In practice, steel and fiberglass doors insulate better than wood because dense insulated cores beat natural wood fibers. High-density foam cores such as polyurethane or EPS do most of the insulating work, so the core spec matters more than the skin.

On a standard 3 ft by 7 ft entry (about 21 sq ft), moving from R-3 wood to R-6 fiberglass roughly halves conductive heat loss through the slab.

Design choice: fiberglass can mimic stained wood with minimal upkeep; steel feels crisp and secure but can dent; wood still wins for authentic character if you're willing to maintain it.

Nuance: published R-values are usually for the door slab, while whole-door U-factor and air leakage can reorder the winners.

The Hidden Winners: Glass Area, Frames, and Seals

Glass inserts are the biggest energy penalty.
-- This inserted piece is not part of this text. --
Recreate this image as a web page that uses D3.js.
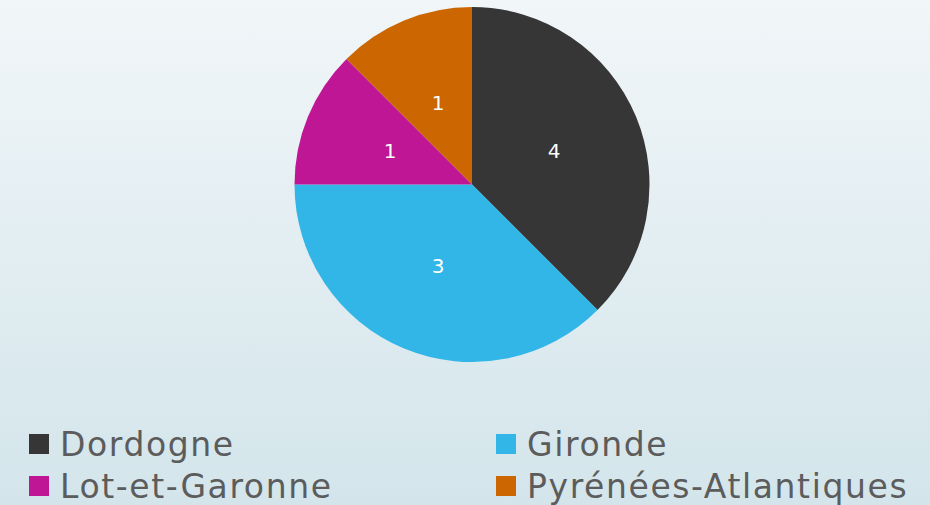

If you want daylight, keep the lite small and choose low-e glass with double or triple panes to slow heat transfer.

Frames and thresholds can quietly erase your R-value if they are conductive or leaky; look for thermally broken metal, fiberglass, or composite frames, plus continuous weatherstripping. Example: on a 21 sq ft door, keeping glass to a 2 sq ft view lite preserves about 90% of the insulated area, so you keep the warmth while still seeing who is outside.

Climate Lens: R-Value vs SHGC

R-value alone ignores solar heat gain through glass, so check the U-factor and SHGC on the NFRC label for a whole-door read.

In a cooling-dominated climate, lower SHGC helps keep afternoon heat out; in a heating-dominated climate, a moderate SHGC on a south-facing entry can add winter warmth without sacrificing insulation. For a west-facing door in Phoenix, low SHGC glazing is the right call; for a south-facing door in Minneapolis, prioritize a low U-factor and modest SHGC.

Install and Seal Like a Building Envelope Detail

Even the best material underperforms if the frame leaks; professional installation and tight seals turn lab ratings into real comfort. A tight frame also boosts security and makes the door feel solid on every close.

Quick seal check:

  • No daylight at jambs or sill at dusk.
  • Dollar-bill test shows firm drag all around.
  • Sweep compresses evenly with no visible gap.